- Written problem: State the number of lines in the material below that have "recreates" in them, without any other text.

- Raw records:
* * * * * * * * *

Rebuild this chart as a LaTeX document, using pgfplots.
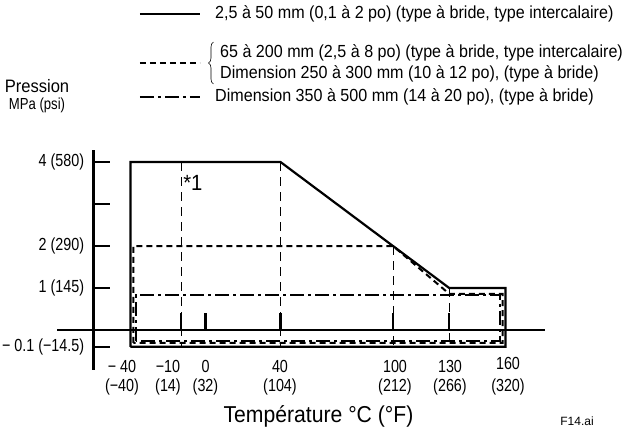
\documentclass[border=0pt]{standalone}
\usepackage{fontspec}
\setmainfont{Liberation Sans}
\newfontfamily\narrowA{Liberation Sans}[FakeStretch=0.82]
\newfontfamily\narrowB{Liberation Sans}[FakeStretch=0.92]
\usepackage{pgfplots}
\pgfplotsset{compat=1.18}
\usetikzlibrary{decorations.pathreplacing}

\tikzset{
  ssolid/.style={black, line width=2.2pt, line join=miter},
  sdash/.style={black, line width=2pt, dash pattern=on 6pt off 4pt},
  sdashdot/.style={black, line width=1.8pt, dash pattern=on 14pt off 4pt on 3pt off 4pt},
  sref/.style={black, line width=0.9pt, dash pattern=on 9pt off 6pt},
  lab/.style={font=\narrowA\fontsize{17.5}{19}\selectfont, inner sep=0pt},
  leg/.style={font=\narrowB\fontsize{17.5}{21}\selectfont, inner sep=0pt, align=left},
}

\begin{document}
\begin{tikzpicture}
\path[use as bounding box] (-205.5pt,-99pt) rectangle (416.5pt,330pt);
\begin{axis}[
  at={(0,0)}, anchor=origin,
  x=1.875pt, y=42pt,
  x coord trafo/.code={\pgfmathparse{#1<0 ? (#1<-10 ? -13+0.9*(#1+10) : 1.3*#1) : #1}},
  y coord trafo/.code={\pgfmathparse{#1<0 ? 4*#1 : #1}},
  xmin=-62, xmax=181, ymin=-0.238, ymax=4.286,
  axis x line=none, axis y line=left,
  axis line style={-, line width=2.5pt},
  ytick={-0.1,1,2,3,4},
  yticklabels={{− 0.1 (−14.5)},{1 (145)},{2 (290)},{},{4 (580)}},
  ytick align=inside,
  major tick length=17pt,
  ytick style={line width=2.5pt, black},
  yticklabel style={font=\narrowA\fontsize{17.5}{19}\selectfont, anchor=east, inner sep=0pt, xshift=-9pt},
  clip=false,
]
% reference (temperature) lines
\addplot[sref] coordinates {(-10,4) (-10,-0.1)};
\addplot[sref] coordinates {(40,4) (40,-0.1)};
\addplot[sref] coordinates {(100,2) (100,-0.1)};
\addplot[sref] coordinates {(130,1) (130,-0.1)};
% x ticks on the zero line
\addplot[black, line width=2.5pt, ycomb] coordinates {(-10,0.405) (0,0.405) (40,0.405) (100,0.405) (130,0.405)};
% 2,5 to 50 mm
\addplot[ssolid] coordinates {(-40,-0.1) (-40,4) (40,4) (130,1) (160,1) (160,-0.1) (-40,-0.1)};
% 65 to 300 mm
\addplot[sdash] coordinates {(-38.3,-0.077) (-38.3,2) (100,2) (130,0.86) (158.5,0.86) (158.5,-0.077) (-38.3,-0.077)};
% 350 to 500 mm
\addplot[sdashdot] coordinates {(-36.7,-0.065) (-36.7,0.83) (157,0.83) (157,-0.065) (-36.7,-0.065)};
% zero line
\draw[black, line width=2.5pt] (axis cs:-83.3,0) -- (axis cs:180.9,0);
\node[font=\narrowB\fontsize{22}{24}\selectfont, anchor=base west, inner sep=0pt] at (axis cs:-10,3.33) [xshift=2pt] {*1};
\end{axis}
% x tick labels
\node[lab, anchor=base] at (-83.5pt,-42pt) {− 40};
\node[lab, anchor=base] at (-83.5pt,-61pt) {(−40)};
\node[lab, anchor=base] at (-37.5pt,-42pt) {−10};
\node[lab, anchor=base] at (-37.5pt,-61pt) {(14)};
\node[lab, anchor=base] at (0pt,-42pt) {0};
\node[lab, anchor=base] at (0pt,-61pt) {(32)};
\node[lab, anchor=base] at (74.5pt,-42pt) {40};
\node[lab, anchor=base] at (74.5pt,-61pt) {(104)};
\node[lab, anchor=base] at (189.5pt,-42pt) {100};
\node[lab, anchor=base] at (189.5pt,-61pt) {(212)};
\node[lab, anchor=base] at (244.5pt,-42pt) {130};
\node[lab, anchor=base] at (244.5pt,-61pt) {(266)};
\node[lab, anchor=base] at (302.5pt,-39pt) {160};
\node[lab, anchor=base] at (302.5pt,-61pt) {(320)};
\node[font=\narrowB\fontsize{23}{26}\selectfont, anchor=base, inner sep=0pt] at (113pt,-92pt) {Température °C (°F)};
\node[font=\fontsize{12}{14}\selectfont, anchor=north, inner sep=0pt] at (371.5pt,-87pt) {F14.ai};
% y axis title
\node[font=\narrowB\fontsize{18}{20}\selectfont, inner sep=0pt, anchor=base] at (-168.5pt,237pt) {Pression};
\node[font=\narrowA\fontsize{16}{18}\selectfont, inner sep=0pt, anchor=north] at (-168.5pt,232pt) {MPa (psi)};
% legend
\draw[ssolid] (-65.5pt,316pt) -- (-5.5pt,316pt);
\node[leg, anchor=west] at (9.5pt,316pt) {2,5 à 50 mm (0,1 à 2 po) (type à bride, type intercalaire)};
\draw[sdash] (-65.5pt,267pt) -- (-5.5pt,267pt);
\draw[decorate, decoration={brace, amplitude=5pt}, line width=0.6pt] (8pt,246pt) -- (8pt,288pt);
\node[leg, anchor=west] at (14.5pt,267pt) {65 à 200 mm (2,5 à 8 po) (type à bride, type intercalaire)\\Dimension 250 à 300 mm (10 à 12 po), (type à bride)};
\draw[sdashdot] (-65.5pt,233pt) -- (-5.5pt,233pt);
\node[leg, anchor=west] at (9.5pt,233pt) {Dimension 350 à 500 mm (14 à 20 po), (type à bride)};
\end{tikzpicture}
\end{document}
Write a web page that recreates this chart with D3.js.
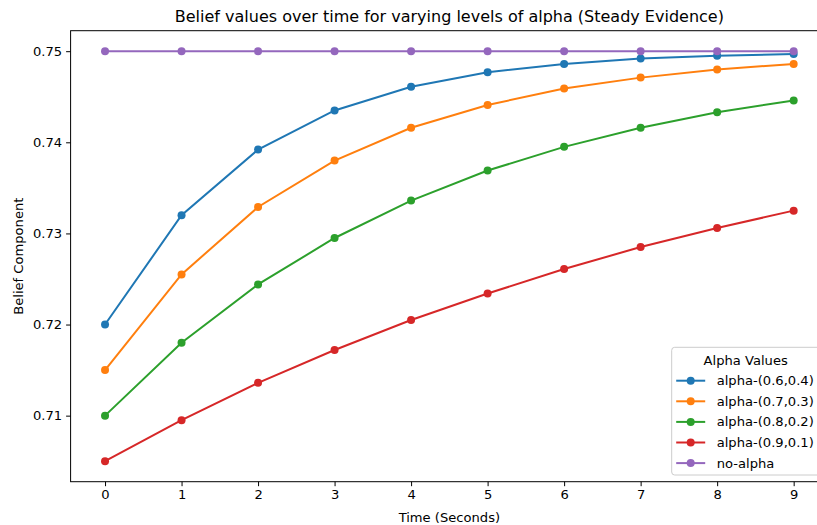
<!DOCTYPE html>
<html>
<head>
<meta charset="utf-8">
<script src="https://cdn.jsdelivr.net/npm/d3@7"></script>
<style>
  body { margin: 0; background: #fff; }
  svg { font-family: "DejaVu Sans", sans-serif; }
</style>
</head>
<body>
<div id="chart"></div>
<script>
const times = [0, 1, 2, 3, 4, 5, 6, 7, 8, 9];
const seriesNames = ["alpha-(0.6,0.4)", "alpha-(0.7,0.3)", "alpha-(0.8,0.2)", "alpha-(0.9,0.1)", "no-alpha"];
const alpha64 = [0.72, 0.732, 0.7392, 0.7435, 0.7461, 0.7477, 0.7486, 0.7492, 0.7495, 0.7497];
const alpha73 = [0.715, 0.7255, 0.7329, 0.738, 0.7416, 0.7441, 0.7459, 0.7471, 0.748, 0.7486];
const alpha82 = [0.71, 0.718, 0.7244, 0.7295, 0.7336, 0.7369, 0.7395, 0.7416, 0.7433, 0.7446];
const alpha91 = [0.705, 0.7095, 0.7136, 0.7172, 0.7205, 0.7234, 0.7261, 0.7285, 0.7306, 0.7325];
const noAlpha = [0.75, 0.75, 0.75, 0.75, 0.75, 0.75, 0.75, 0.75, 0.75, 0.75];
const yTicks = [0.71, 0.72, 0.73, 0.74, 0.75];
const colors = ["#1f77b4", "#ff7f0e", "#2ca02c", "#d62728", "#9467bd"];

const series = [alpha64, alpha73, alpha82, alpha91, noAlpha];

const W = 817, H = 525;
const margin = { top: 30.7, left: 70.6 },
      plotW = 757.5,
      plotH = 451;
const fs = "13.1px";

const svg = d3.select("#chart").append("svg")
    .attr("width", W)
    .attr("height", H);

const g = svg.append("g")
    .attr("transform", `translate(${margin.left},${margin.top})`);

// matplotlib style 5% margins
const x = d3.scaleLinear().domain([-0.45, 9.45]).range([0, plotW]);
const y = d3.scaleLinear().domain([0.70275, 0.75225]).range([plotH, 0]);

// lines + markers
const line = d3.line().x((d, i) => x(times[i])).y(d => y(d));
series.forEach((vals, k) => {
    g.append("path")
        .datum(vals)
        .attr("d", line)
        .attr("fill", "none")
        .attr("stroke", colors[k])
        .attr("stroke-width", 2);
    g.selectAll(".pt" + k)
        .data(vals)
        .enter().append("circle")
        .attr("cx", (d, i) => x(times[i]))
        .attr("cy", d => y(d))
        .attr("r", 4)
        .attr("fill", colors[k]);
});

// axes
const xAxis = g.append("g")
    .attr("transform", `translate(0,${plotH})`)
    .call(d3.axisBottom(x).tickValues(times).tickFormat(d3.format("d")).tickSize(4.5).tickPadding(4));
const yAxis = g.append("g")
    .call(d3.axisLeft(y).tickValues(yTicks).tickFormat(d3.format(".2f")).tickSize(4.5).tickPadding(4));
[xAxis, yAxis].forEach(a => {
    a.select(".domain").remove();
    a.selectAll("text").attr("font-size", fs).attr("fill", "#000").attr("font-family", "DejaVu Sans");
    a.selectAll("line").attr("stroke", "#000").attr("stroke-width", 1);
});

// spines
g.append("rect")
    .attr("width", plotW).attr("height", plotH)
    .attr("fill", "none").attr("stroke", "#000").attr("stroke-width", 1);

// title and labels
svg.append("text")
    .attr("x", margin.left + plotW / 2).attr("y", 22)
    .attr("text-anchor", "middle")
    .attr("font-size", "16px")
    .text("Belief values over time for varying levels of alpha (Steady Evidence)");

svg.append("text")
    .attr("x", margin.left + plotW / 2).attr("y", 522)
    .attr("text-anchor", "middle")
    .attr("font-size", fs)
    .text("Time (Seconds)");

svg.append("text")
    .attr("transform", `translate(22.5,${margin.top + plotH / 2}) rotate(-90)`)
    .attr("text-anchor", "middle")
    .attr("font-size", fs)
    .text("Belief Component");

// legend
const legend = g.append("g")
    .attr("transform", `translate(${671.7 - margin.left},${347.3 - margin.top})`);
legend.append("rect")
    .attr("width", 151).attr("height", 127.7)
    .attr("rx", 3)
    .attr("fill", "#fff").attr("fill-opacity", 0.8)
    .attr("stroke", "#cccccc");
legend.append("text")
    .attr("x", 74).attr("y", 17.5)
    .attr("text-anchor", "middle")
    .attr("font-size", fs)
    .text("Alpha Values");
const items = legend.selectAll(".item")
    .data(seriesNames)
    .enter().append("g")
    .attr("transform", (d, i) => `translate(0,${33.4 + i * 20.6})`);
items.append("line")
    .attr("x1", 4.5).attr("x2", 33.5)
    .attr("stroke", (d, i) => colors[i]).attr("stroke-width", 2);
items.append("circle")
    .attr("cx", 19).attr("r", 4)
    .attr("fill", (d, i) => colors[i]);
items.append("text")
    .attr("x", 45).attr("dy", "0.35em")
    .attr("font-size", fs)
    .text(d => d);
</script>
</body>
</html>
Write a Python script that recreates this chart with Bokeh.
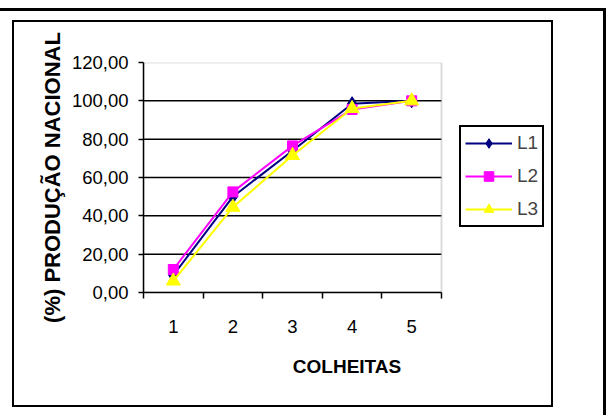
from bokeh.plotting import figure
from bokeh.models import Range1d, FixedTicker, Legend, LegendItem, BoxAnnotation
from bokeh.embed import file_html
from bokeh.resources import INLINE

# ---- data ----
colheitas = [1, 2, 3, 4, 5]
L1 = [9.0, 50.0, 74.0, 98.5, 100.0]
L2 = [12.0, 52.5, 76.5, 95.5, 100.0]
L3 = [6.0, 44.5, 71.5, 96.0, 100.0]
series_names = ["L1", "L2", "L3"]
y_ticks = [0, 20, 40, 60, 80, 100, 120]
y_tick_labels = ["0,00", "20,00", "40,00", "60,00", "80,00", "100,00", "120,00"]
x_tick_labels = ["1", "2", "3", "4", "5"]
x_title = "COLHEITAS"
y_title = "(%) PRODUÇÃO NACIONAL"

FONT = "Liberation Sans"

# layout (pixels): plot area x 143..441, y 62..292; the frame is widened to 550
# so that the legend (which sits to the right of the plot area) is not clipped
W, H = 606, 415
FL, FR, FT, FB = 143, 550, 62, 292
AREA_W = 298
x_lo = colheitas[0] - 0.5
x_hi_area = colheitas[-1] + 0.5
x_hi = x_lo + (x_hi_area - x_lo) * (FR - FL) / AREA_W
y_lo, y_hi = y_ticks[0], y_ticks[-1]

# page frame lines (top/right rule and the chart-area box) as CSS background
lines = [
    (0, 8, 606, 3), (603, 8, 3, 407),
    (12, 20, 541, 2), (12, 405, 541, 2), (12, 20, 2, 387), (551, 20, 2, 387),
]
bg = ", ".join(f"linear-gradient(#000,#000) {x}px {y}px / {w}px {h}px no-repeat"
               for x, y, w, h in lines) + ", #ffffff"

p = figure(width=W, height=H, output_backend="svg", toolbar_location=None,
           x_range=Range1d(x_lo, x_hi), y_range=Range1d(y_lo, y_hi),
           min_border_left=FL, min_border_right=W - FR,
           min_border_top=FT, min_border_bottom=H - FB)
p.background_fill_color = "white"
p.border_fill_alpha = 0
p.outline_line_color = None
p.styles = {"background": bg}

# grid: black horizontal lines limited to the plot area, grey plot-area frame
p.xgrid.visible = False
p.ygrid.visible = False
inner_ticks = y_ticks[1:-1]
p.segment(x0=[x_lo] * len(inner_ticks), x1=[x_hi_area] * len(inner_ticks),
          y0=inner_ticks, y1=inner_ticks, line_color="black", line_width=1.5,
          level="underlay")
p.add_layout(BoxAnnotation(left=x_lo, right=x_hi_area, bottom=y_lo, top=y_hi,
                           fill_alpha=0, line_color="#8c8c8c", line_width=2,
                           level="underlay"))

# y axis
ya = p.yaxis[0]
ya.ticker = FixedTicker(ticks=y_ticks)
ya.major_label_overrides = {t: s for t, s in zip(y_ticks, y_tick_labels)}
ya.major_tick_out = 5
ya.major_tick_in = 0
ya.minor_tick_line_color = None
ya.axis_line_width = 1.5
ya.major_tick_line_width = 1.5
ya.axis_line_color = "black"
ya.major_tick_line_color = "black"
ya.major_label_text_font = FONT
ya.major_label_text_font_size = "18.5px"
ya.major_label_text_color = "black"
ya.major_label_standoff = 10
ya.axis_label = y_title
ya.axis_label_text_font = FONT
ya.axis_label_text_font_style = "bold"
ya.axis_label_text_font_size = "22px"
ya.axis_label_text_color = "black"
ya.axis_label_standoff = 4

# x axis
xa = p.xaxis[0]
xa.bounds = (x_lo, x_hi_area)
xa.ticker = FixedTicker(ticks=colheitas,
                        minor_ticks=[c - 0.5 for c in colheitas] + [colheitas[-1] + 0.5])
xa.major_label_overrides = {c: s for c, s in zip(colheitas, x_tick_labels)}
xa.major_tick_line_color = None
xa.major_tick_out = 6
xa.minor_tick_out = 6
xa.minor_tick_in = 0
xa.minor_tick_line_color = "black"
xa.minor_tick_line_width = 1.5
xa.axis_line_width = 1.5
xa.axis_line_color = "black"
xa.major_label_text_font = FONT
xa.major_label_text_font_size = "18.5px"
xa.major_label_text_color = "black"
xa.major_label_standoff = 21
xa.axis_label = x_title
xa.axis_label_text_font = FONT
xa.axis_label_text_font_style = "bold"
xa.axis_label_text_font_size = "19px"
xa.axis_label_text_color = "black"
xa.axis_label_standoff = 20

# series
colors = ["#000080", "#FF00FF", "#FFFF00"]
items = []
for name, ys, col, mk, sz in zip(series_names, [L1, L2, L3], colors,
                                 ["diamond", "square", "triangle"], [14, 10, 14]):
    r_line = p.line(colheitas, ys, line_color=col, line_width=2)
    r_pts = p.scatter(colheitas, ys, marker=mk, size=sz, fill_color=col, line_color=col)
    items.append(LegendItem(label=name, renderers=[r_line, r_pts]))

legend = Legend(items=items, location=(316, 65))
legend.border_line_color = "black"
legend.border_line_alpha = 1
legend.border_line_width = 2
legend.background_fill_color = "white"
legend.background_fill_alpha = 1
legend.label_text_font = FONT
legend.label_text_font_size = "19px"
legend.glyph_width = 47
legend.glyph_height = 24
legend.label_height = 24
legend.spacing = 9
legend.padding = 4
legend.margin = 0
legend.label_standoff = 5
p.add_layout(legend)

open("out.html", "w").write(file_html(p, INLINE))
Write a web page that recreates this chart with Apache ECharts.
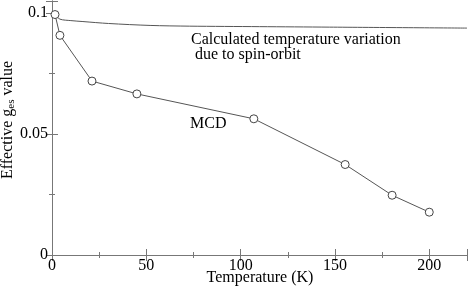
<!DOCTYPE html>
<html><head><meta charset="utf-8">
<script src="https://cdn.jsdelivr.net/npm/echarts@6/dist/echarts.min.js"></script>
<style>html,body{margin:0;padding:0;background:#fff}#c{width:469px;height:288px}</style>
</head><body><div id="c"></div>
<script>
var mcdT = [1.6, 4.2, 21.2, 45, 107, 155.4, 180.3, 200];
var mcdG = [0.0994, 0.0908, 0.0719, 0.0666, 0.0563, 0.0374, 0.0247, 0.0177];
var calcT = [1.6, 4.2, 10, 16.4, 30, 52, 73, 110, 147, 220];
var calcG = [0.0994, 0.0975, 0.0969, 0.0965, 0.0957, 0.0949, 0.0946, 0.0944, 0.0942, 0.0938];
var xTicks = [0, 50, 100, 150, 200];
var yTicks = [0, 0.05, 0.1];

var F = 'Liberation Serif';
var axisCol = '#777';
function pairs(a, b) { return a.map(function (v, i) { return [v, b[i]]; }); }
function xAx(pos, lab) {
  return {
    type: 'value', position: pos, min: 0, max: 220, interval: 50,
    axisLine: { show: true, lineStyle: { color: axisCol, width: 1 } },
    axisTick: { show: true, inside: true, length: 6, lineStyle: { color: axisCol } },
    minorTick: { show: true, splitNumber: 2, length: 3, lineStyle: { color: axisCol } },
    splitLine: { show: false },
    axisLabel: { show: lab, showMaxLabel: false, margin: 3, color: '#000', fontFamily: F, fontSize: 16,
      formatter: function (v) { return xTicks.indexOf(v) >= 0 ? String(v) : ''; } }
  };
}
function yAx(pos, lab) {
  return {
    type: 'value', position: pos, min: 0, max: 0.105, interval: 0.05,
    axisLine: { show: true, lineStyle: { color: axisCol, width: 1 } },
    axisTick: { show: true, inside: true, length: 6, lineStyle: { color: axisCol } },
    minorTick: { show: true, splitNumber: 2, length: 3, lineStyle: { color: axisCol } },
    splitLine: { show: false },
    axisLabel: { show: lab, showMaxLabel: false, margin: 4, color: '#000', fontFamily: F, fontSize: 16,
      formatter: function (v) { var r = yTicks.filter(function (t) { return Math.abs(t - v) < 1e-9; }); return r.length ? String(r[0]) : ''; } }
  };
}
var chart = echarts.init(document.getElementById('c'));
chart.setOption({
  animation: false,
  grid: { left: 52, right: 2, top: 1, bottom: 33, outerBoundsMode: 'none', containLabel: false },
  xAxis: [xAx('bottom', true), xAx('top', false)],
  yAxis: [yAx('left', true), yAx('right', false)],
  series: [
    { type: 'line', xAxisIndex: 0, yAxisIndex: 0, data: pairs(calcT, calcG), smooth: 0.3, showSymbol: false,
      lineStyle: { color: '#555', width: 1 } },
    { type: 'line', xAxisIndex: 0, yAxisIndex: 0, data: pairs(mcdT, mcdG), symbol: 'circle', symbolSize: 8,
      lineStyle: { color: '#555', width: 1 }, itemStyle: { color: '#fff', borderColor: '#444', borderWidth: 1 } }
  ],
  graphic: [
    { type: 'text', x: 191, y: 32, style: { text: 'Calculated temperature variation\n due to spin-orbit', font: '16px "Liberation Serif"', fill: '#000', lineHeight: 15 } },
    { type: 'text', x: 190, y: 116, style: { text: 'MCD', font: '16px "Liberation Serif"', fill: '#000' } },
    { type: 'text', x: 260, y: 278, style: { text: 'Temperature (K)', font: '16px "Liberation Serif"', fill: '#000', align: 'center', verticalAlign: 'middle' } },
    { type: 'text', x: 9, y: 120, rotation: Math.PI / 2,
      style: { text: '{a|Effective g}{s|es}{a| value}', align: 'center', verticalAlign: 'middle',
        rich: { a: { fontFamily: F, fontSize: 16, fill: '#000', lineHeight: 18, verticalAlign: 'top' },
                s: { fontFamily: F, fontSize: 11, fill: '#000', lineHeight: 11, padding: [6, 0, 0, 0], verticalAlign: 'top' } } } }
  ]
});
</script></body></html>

* * * * * * * * *

- Finished answer: 3